We will demonstrate how to approximate the solution of this problem with three approaches:
strong boundary condition and weak initial condition enforcement,
weak boundary condition and strong initial condition enforcement,
strong boundary condition and strong initial condition enforcement.
We define the initial condition:
[10]:
def exact_sol(t: jnp.ndarray, x: jnp.ndarray):
return jnp.exp(-(t * jnp.pi**2)) * jnp.sin(jnp.pi * x)
def f_init(x: jnp.ndarray):
t = jnp.zeros_like(x)
return exact_sol(t, x)
define global variables and import additional modules:
[11]:
N_COLLOC = 900
N_BC_COLLOC = 2000
N_IC_COLLOC = 2000
N_EPOCHS = 50
S_LAYERS = [16, 16]
from scimba_jax.domains.meshless_domains.domains_1d import Segment1D
from scimba_jax.nonlinear_approximation.integration.monte_carlo_time import (
UniformTimeSampler,
)
from scimba_jax.physical_models.temporal_pde.heat_equations import HeatND
We define the domains and the sampler. Here the sampler is common to the three approaches therefore it will always generate samples for the boundary and initial conditions, which is un-necessary but fine.
[12]:
domain_t = (0.0, 1.0)
domain_x = Segment1D((0.0, 1.0), is_main_domain=True)
sampler = TensorizedSampler(
[
UniformTimeSampler(domain_t),
DomainSampler(domain_x),
],
model_type="t_x",
bc=True,
ic=True,
)
We define now the three post-processing functions corresponding to the three approaches we demonstrate below:
[13]:
def post_processing_weak_ic_strong_bc(
approx: jnp.ndarray, t: jnp.ndarray, x: jnp.ndarray
) -> jnp.ndarray:
return approx * x * (1.0 - x)
def post_processing_strong_ic_weak_bc(
approx: jnp.ndarray, t: jnp.ndarray, x: jnp.ndarray
) -> jnp.ndarray:
return f_init(x) + approx * t
def post_processing_strong_ic_strong_bc(
approx: jnp.ndarray, t: jnp.ndarray, x: jnp.ndarray
) -> jnp.ndarray:
return f_init(x) + approx * t * x * (1.0 - x)

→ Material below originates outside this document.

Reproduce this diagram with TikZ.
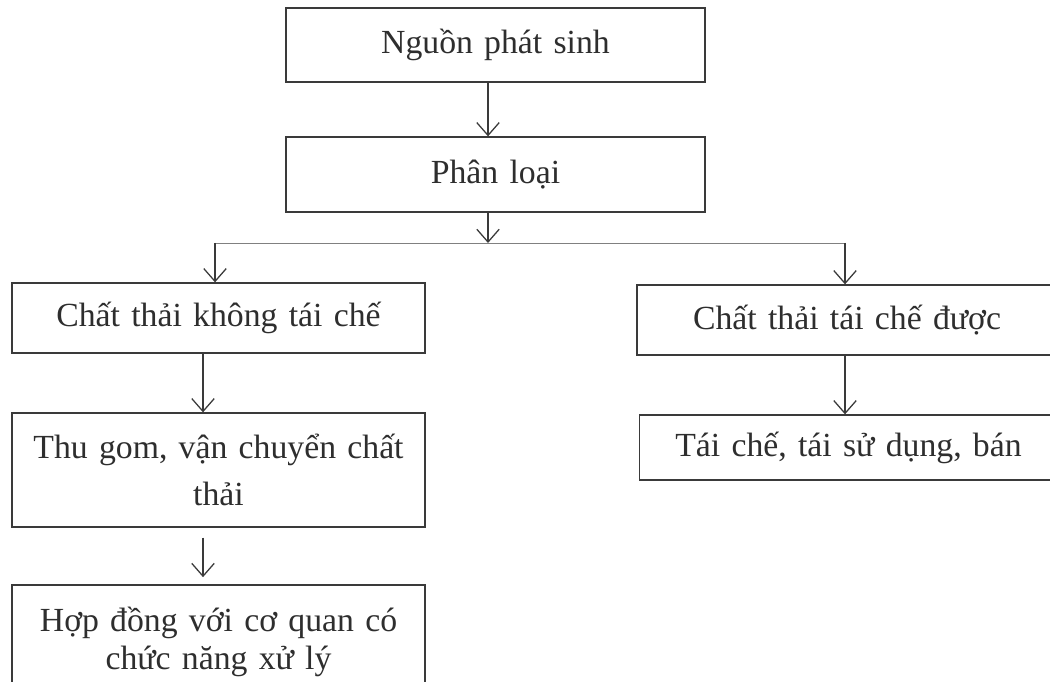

Defining and training a PINN with strong boundary condition and weak initial condition¶
[14]:
model = HeatND(
main_domain=domain_x,
time_domain=domain_t,
bc="strong",
ic="weak",
f_ic_rhs=lambda *args: f_init(*args),
)
key = jax.random.PRNGKey(0)
nn1 = MLP(in_size=2, out_size=1, hidden_sizes=S_LAYERS, key=key)
space1 = ApproximationSpace(
{"x": 1},
[(nn1, "scalar", None)],
model_type="t_x",
post_processing=post_processing_weak_ic_strong_bc
)
pinn1 = Projector(model, space1, sampler)
start = timeit.default_timer()
key, pinn1 = pinn1.project(
key, space1, N_EPOCHS, N_COLLOC, n_ic_colloc=N_IC_COLLOC
)
end = timeit.default_timer()
Training: 100%|||||||||||||||||||| 50/50[00:01<00:00] , loss: 5.1e+00 -> 7.4e-08
Defining and training a PINN with weak boundary condition and strong initial condition¶
[15]:
model = HeatND(
main_domain=domain_x,
time_domain=domain_t,
bc="weak",
ic="strong",
f_ic_rhs=lambda *args: f_init(*args),
)
key = jax.random.PRNGKey(0)
nn2 = MLP(in_size=2, out_size=1, hidden_sizes=S_LAYERS, key=key)
space2 = ApproximationSpace(
{"x": 1},
[(nn2, "scalar", None)],
model_type="t_x",
post_processing=post_processing_strong_ic_weak_bc
)
pinn2 = Projector(model, space2, sampler)
start = timeit.default_timer()
key, pinn2 = pinn2.project(
key, space2, N_EPOCHS, N_COLLOC, n_bc_colloc=N_BC_COLLOC
)
end = timeit.default_timer()
Training: 100%|||||||||||||||||||| 50/50[00:01<00:00] , loss: 3.7e+01 -> 1.1e-07
Defining and training a PINN with strong boundary condition and strong initial condition¶
[16]:
model = HeatND(
main_domain=domain_x,
time_domain=domain_t,
bc="strong",
ic="strong",
f_ic_rhs=lambda *args: f_init(*args),
)
key = jax.random.PRNGKey(0)
nn3 = MLP(in_size=2, out_size=1, hidden_sizes=S_LAYERS, key=key)
space3 = ApproximationSpace(
{"x": 1},
[(nn3, "scalar", None)],
model_type="t_x",
post_processing=post_processing_strong_ic_strong_bc
)
pinn3 = Projector(model, space3, sampler)
start = timeit.default_timer()
key, pinn3 = pinn3.project(
key, space3, N_EPOCHS, N_COLLOC
)
end = timeit.default_timer()
Training: 100%|||||||||||||||||||| 50/50[00:01<00:00] , loss: 4.2e+01 -> 1.7e-07
Compare the results¶
[17]:
plot_abstract_approx_spaces(
(pinn1.space, pinn2.space, pinn3.space),
domain_x,
time_domains=domain_t,
loss=(pinn1.losses, pinn2.losses, pinn3.losses),
residual=(pinn1.model, pinn2.model, pinn3.model),
solution=exact_sol,
error=exact_sol,
title="learning sol of 1D heat equation with PINNs",
titles=("with weak IC strong BC", "with strong IC weak BC", "with strong IC strong BC"),
)
plt.show()
[ ]: